Stepan Bandera wurde durch Instrumentalisierung und mangelnde historische Forschung zu einer Projektionsfläche für verschiedene geschichtspolitische Ziele. Während der Majdan-Proteste 2013/14 in Kiew demonstrierten nicht nur neofaschistische, sondern auch die Demokratie unterstützende Ukrainer mit Bandera-Transparenten für die Annährung der Ukraine an die EU beziehungsweise die Beendigung der prorussischen Politik.

Der Bandera-Kult hat bis heute kaum an Wirkungsmacht verloren, weil bestimmte Aspekte der ukrainischen Geschichte lange Zeit einerseits nicht erforscht, andererseits aktiv tabuisiert wurden.
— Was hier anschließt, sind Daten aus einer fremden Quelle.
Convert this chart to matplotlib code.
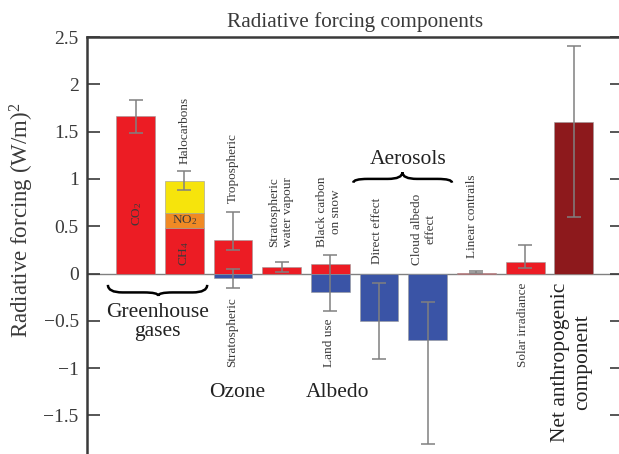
import numpy as np
import matplotlib
matplotlib.use("Agg")
import matplotlib.pyplot as plt
from matplotlib.path import Path
from matplotlib.patches import PathPatch

# fonts
plt.rcParams["font.family"] = ["Liberation Serif", "DejaVu Serif"]
plt.rcParams["mathtext.fontset"] = "custom"
plt.rcParams["mathtext.rm"] = "Liberation Serif"
plt.rcParams["mathtext.it"] = "Liberation Serif:italic"

# forcing components (W/m2)
co2 = 1.66
ch4 = 0.48
n2o = 0.16
halocarbons = 0.34
ozone_trop = 0.35
ozone_strat = -0.05
strat_water = 0.07
black_carbon = 0.10
land_use = -0.20
aerosol_direct = -0.50
cloud_albedo = -0.70
contrails = 0.01
solar = 0.12
net_anthro = 1.60

# bar slots
x_co2, x_ghg, x_ozone, x_water, x_albedo = 1, 2, 3, 4, 5
x_direct, x_cloud, x_contrails, x_solar, x_net = 6, 7, 8, 9, 10

# uncertainty ranges (low, high)
err_x = [1, 2, 3, 3, 4, 5, 6, 7, 8, 9, 10]
err_lo = [1.49, 0.88, 0.25, -0.15, 0.02, -0.40, -0.90, -1.80, 0.003, 0.06, 0.60]
err_hi = [1.83, 1.08, 0.65, 0.05, 0.12, 0.20, -0.10, -0.30, 0.03, 0.30, 2.40]

RED = "#ec1c24"
BLUE = "#3a54a6"
ORANGE = "#f08a24"
YELLOW = "#f6e40c"
DARKRED = "#8d191c"
GREY = "#808080"
INK = "#3a3a3a"

fig = plt.figure(figsize=(6.19, 4.54), dpi=100)
ax = fig.add_axes([0.1405, -0.0192, 0.865, 0.9377])

w = 0.8
ek = dict(width=w, edgecolor="#9a9a9a", linewidth=0.4, zorder=2)
ax.bar(x_co2, co2, color=RED, **ek)
ax.bar(x_ghg, ch4, color=RED, **ek)
ax.bar(x_ghg, n2o, bottom=ch4, color=ORANGE, **ek)
ax.bar(x_ghg, halocarbons, bottom=ch4 + n2o, color=YELLOW, **ek)
ax.bar(x_ozone, ozone_trop, color=RED, **ek)
ax.bar(x_ozone, ozone_strat, color=BLUE, **ek)
ax.bar(x_water, strat_water, color=RED, **ek)
ax.bar(x_albedo, black_carbon, color=RED, **ek)
ax.bar(x_albedo, land_use, color=BLUE, **ek)
ax.bar(x_direct, aerosol_direct, color=BLUE, **ek)
ax.bar(x_cloud, cloud_albedo, color=BLUE, **ek)
ax.bar(x_contrails, contrails, color=RED, **ek)
ax.bar(x_solar, solar, color=RED, **ek)
ax.bar(x_net, net_anthro, color=DARKRED, **ek)

ax.axhline(0, color=GREY, lw=1.0, zorder=1)

lo = np.array(err_lo)
hi = np.array(err_hi)
mid = (lo + hi) / 2
ax.errorbar(err_x, mid, yerr=(hi - lo) / 2, fmt="none", ecolor=GREY,
            elinewidth=1.1, capsize=5, capthick=1.1, zorder=3)

ax.set_xlim(0, 11)
ax.set_ylim(-2.0, 2.5)
ax.set_xticks([])
ax.set_yticks([-2, -1.5, -1, -0.5, 0, 0.5, 1, 1.5, 2, 2.5])
ax.set_yticklabels(["", "\u22121.5", "\u22121", "\u22120.5", "0", "0.5", "1", "1.5", "2", "2.5"])
ax.tick_params(axis="y", direction="in", length=9, width=1.2, color=INK,
               labelsize=14, labelcolor=INK, pad=6, right=True)
for side in ["left", "top"]:
    ax.spines[side].set_color(INK)
    ax.spines[side].set_linewidth(1.8)
ax.spines["bottom"].set_visible(False)
ax.spines["right"].set_visible(False)

ax.set_title("Radiative forcing components", fontsize=15.3, color=INK, pad=7)
ax.set_ylabel("Radiative forcing (W/m)$^{\\mathrm{2}}$", fontsize=16.5, color=INK)
ax.yaxis.set_label_coords(-0.096, 0.57)


def brace(x0, x1, xm, y_arm, y_body, y_tip, r):
    verts = [(x0, y_arm), (x0, y_body), (x0 + r, y_body),
             (xm - r, y_body),
             (xm, y_body), (xm, y_tip),
             (xm, y_body), (xm + r, y_body),
             (x1 - r, y_body),
             (x1, y_body), (x1, y_arm)]
    codes = [Path.MOVETO, Path.CURVE3, Path.CURVE3,
             Path.LINETO,
             Path.CURVE3, Path.CURVE3,
             Path.CURVE3, Path.CURVE3,
             Path.LINETO,
             Path.CURVE3, Path.CURVE3]
    ax.add_patch(PathPatch(Path(verts, codes), fill=False, lw=1.8,
                           edgecolor="black", zorder=4))


brace(0.43, 2.47, 1.465, -0.12, -0.20, -0.235, 0.3)
brace(5.47, 7.50, 6.48, 0.96, 1.0, 1.07, 0.3)

small = dict(rotation=90, fontsize=9.5, color=INK, ha="center", multialignment="center")
ax.text(1.03, 0.63, "CO$_{\\mathrm{2}}$", va="center", **small)
ax.text(2.0, 0.21, "CH$_{\\mathrm{4}}$", va="center", **small)
ax.text(2.0, 0.56, "NO$_{\\mathrm{2}}$", fontsize=9.5, color=INK, ha="center", va="center")
ax.text(2.0, 1.16, "Halocarbons", va="bottom", **small)
ax.text(3.0, 0.745, "Tropospheric", va="bottom", **small)
ax.text(3.98, 0.28, "Stratospheric\nwater vapour", va="bottom", **small)
ax.text(4.98, 0.28, "Black carbon\non snow", va="bottom", **small)
ax.text(5.96, 0.10, "Direct effect", va="bottom", **small)
ax.text(6.92, 0.09, "Cloud albedo\neffect", va="bottom", **small)
ax.text(7.9, 0.16, "Linear contrails", va="bottom", **small)
ax.text(2.98, -0.985, "Stratospheric", va="bottom", **small)
ax.text(4.97, -0.985, "Land use", va="bottom", **small)
ax.text(8.96, -0.985, "Solar irradiance", va="bottom", **small)

big = dict(fontsize=15.5, color="#222222", ha="center", va="center")
ax.text(9.95, -0.935, "Net anthropogenic\ncomponent", rotation=90,
        multialignment="center", linespacing=1.2, fontsize=15.5,
        color="#222222", ha="center", va="center")
ax.text(1.44, -0.51, "Greenhouse\ngases", linespacing=1.0, **big)
ax.text(3.08, -1.26, "Ozone", **big)
ax.text(5.14, -1.26, "Albedo", **big)
ax.text(6.6, 1.21, "Aerosols", **big)

fig.savefig("out.png", dpi=100)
Dazu gehörten neben der Beteiligung ukrainischer Nationalisten am Holocaust auch die Faschisierung der Bewegung beziehungsweise die innovative Schöpfung eines genuin ukrainischen Faschismus. Eine aktive Auseinandersetzung mit der komplexen historischen Realität jenseits von Verteufelung und kultischer Verehrung Banderas gefährdet aus Sicht vieler Politiker und Intellektueller in der Ukraine die Existenz des ohnehin instabilen Staates.

Der transnationale Faschismus ist neben einer komplexen Geschichte der deutschen Besatzung und des Judenmordes zentral, um Bandera und die radikale Form des ukrainischen Nationalismus zu verstehen. Bandera wollte einen faschistischen Kollaborationsstaat im von den Nationalsozialisten kontrollierten „Neuen Europa“ errichten. Die „Säuberung“ des Staates von Juden, Polen, Russen und anderen ethnischen und politischen „Feinden“ war ein fester Bestandteil des politischen Programms der OUN, das die Bewegung zumindest in der Westukraine teilweise realisierte. Der ukrainische Fall – ähnlich wie der kroatische, slowakische oder rumänische – zeigt, dass der radikale Nationalismus in keinerlei Gegensatz zum Faschismus stand, sondern mit ihm verschmolz beziehungsweise ein fester Bestandteil dessen war.